Proprioceptive avoiders are highly sensitive to movement and pressure tend to become overwhelmed or distracted by physical contact. Avoiders often have extreme or upsetting reactions to even very mild stimulation. As a result, they can appear withdrawn or defensive and have trouble fitting in with their peers. They also frequently experience symptoms associated with anxiety disorders and engage in repetitive self-soothing behaviors.
See below for some ways to identify and support proprioceptive avoiders.
Proprioceptive Avoiders May:
- Avoid physical contact with others.
- Appear very timid around peers and avoid physical play.
- Refuse to play around slides, swings, and other playground equipment.

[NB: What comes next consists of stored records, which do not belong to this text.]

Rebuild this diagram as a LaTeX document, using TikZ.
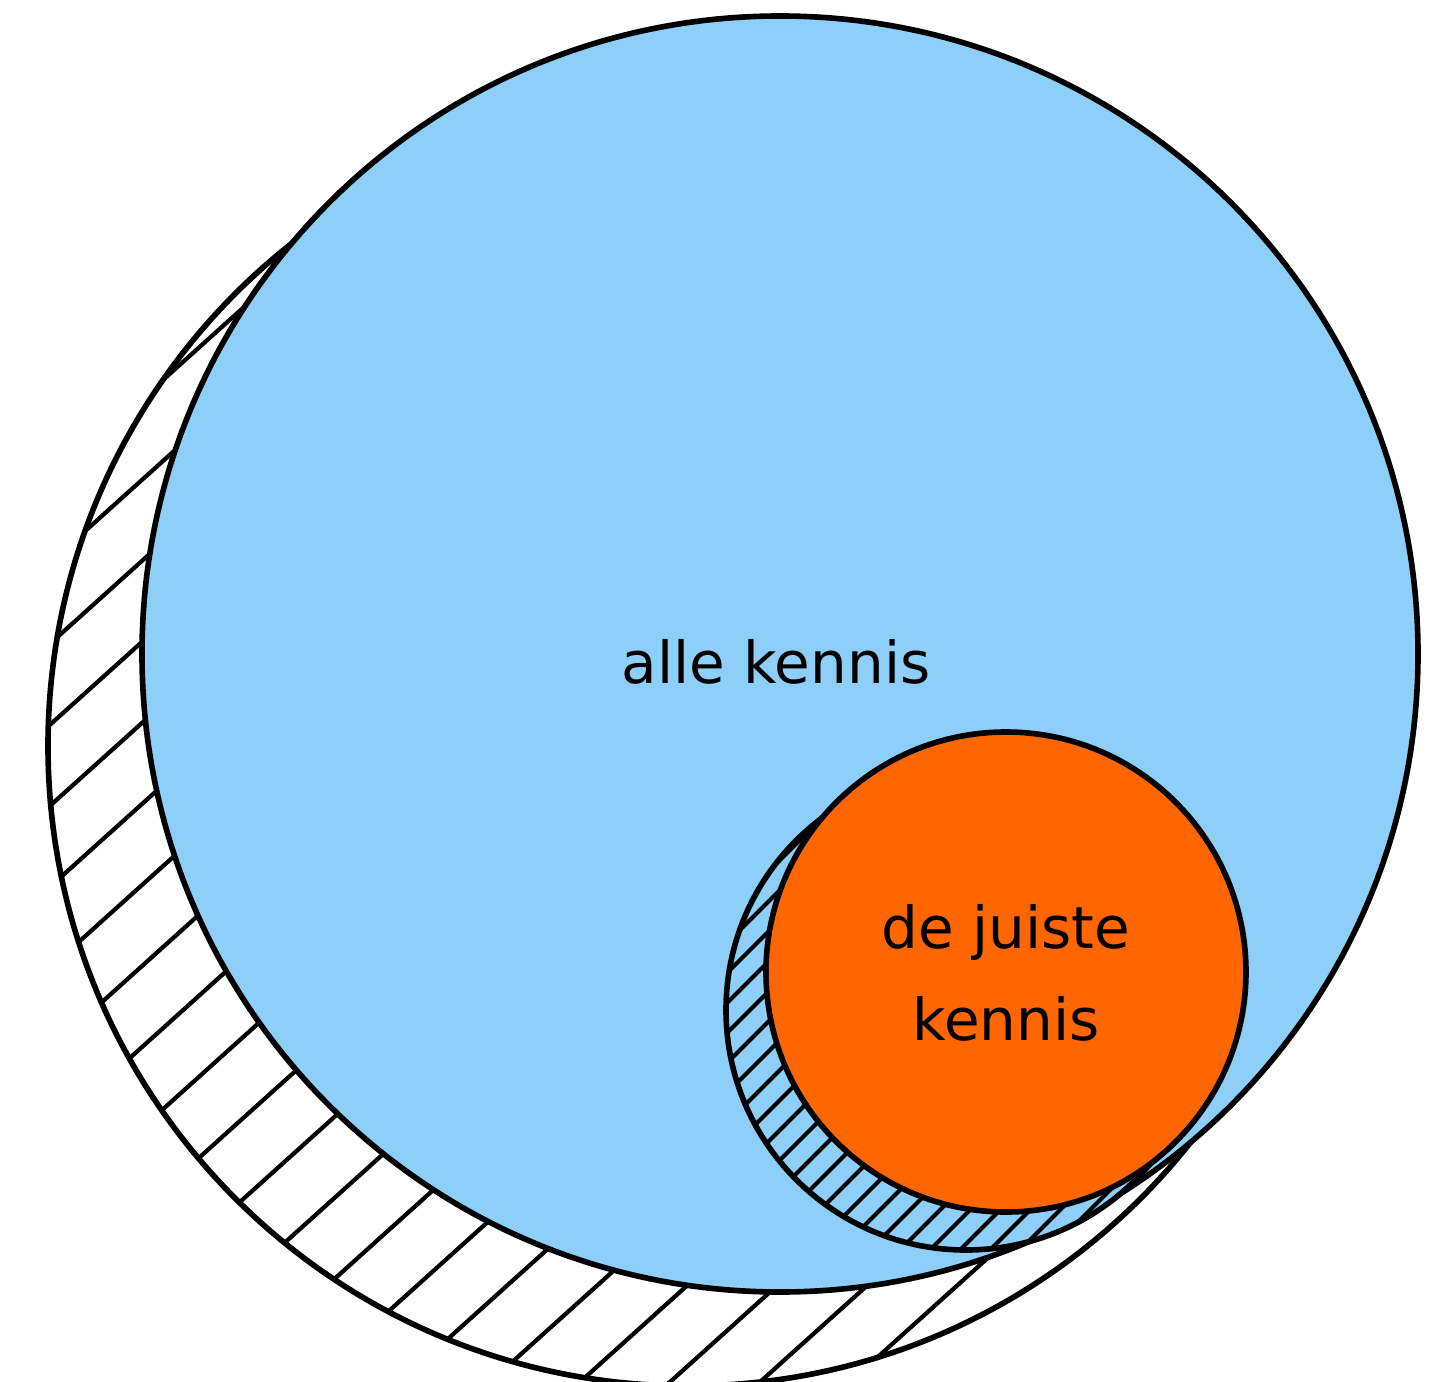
\documentclass[tikz,border=0pt]{standalone}
\usepackage{fontspec}
\setmainfont{DejaVu Sans}
\definecolor{kennisblue}{RGB}{141,207,248}
\definecolor{juistorange}{RGB}{255,102,0}
\begin{document}
\begin{tikzpicture}[x=0.02cm,y=-0.02cm,line width=3.2pt,every node/.style={font=\fontsize{33}{52}\selectfont,inner sep=1pt}]
\useasboundingbox (0,0) rectangle (1441,1382);
% hatched shadow of the big circle
\fill[white] (688,746) circle (640);
\begin{scope}
\clip (688,746) circle (640);
\foreach \i in {-1600,-1510,...,1500}
  \draw[line width=2.4pt] (\i,1400) -- ++(1555,-1400);
\end{scope}
\draw (688,746) circle (640);
% big circle
\filldraw[fill=kennisblue] (780,654) circle (638);
% hatched shadow of the small circle
\fill[kennisblue] (966,1010) circle (240);
\begin{scope}
\clip (966,1010) circle (240);
\foreach \i in {100,130,...,1300}
  \draw[line width=2.4pt] (\i,1300) -- ++(600,-600);
\end{scope}
\draw (966,1010) circle (240);
% small circle
\filldraw[fill=juistorange] (1006,972) circle (240);
\node[anchor=base] (allekennis) at (776,683) {alle kennis};
\node[align=center] (juistekennis) at (1006,973) {de juiste\\kennis};
\end{tikzpicture}
\end{document}
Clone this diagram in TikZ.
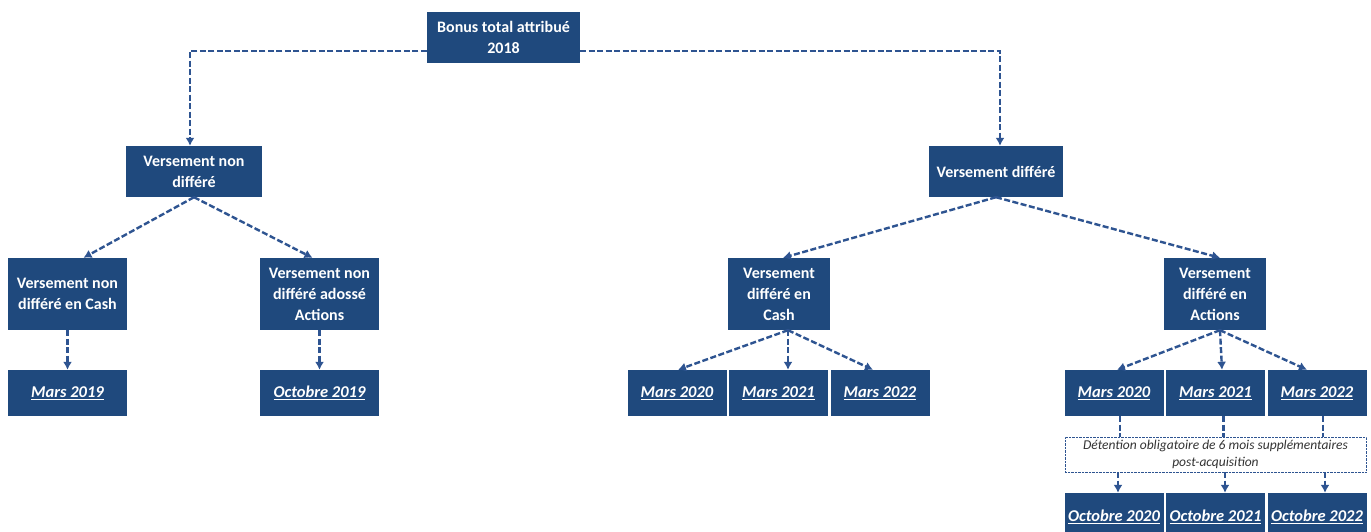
\documentclass[tikz,border=0pt]{standalone}
\usepackage{fontspec}
\setmainfont{Carlito}
\usetikzlibrary{arrows.meta}
\definecolor{boxblue}{HTML}{1F497D}
\definecolor{lineblue}{HTML}{2E5491}
\tikzset{
  box/.style={fill=boxblue,text=white,font=\fontsize{16}{21}\selectfont\bfseries,
    align=center,inner sep=0pt,minimum height=#1},
  box/.default=51pt,
  datebox/.style={box=46pt,minimum width=99pt,font=\fontsize{16.5}{18}\selectfont\bfseries\itshape},
  link/.style={draw=lineblue,line width=2.4pt,dash pattern=on 6pt off 2.5pt,-{Latex[length=8pt,width=9pt]}},
  hold/.style={draw=lineblue,line width=2.4pt,dash pattern=on 6pt off 2.5pt},
  note/.style={draw=lineblue,densely dotted,fill=white,text=black!80,
    font=\fontsize{13.5}{17}\selectfont\itshape,align=center,inner sep=0pt}
}
\begin{document}
\begin{tikzpicture}[x=1pt,y=-1pt]
\clip (0,0) rectangle (1371,531);
\fill[white] (0,0) rectangle (1371,531);

% top
\node[box,minimum width=153pt] (bonus) at (503.5,37.5) {Bonus total attribué\\2018};

% level 1
\node[box,minimum width=136pt] (nd) at (194,171.5) {Versement non\\différé};
\node[box,minimum width=134pt] (d) at (996,171.5) {Versement différé};

% level 2
\node[box=72pt,minimum width=119pt] (ndcash) at (67.5,294) {Versement non\\différé en Cash};
\node[box=72pt,minimum width=119pt] (ndact) at (319.5,294) {Versement non\\différé adossé\\Actions};
\node[box=72pt,minimum width=102pt] (dcash) at (779,294) {Versement\\différé en\\Cash};
\node[box=72pt,minimum width=102pt] (dact) at (1215,294) {Versement\\différé en\\Actions};

% dates
\node[datebox,minimum width=119pt] (m19) at (67.5,393) {\underline{Mars 2019}};
\node[datebox,minimum width=119pt] (o19) at (319.5,393) {\underline{Octobre 2019}};

\node[datebox] (cm20) at (677,393) {\underline{Mars 2020}};
\node[datebox] (cm21) at (778.5,393) {\underline{Mars 2021}};
\node[datebox] (cm22) at (880,393) {\underline{Mars 2022}};

\node[datebox] (am20) at (1114,393) {\underline{Mars 2020}};
\node[datebox] (am21) at (1215.5,393) {\underline{Mars 2021}};
\node[datebox] (am22) at (1317,393) {\underline{Mars 2022}};

\node[note,minimum width=301pt,minimum height=35pt] (hold) at (1215.5,454.5)
  {Détention obligatoire de 6 mois supplémentaires\\post-acquisition};

\node[datebox,minimum height=48pt] (ao20) at (1114,517) {\underline{Octobre 2020}};
\node[datebox,minimum height=48pt] (ao21) at (1215.5,517) {\underline{Octobre 2021}};
\node[datebox,minimum height=48pt] (ao22) at (1317,517) {\underline{Octobre 2022}};

% connectors
\draw[link] ([yshift=-13.5pt]bonus.west) -| ([xshift=-4pt]nd.north);
\draw[link] ([yshift=-13.5pt]bonus.east) -| ([xshift=4pt]d.north);

\draw[link] (nd.south) -- ([xshift=16pt]ndcash.north);
\draw[link] (nd.south) -- ([xshift=-7pt]ndact.north);
\draw[link] (d.south) -- ([xshift=4pt]dcash.north);
\draw[link] (d.south) -- ([xshift=5pt]dact.north);

\draw[link] (ndcash.south) -- (m19.north);
\draw[link] (ndact.south) -- (o19.north);

\draw[link] ([xshift=9pt]dcash.south) -- ([xshift=1pt]cm20.north);
\draw[link] ([xshift=9pt]dcash.south) -- ([xshift=9.5pt]cm21.north);
\draw[link] ([xshift=9pt]dcash.south) -- ([xshift=-7pt]cm22.north);

\draw[link] ([xshift=5pt]dact.south) -- ([xshift=3pt]am20.north);
\draw[link] ([xshift=5pt]dact.south) -- ([xshift=6.5pt]am21.north);
\draw[link] ([xshift=5pt]dact.south) -- ([xshift=-10pt]am22.north);

\foreach \n/\s in {am20/6,am21/8,am22/6}{
  \draw[hold] ([xshift=\s pt]\n.south) -- ([xshift=\s pt]\n.south |- hold.north);
}
\draw[link] ([xshift=4pt]ao20.north |- hold.south) -- ([xshift=4pt]ao20.north);
\draw[link] ([xshift=9.5pt]ao21.north |- hold.south) -- ([xshift=9.5pt]ao21.north);
\draw[link] ([xshift=8pt]ao22.north |- hold.south) -- ([xshift=8pt]ao22.north);
\end{tikzpicture}
\end{document}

- Become anxious in crowded spaces or when standing even somewhat close to others.
- Be unable to properly assess risk in their physical environment. For example, they may believe they can fall into the small gap between the floor and an elevator.
How to Support Your Proprioceptive Avoider:
- Warn family and friends ahead of time that hugging and touching is not desired.
- Be attentive and comforting around playground equipment and other children.
- Give verbal cues regarding your surroundings and properly contextualize the risks. (“There is a gap in the floor by the elevator. It is smaller than your foot. You cannot fall in. Let’s step over it together.”)
Keep in mind that no two children are exactly alike, and most people exhibit both seeking and avoiding behaviors from time to time. If you think your child might be suffering from sensory processing issues, you should seek a professional assessment. The STAR Institute’s Treatment Directory is a great resource that can help you find therapists, doctors, and community resources in your area.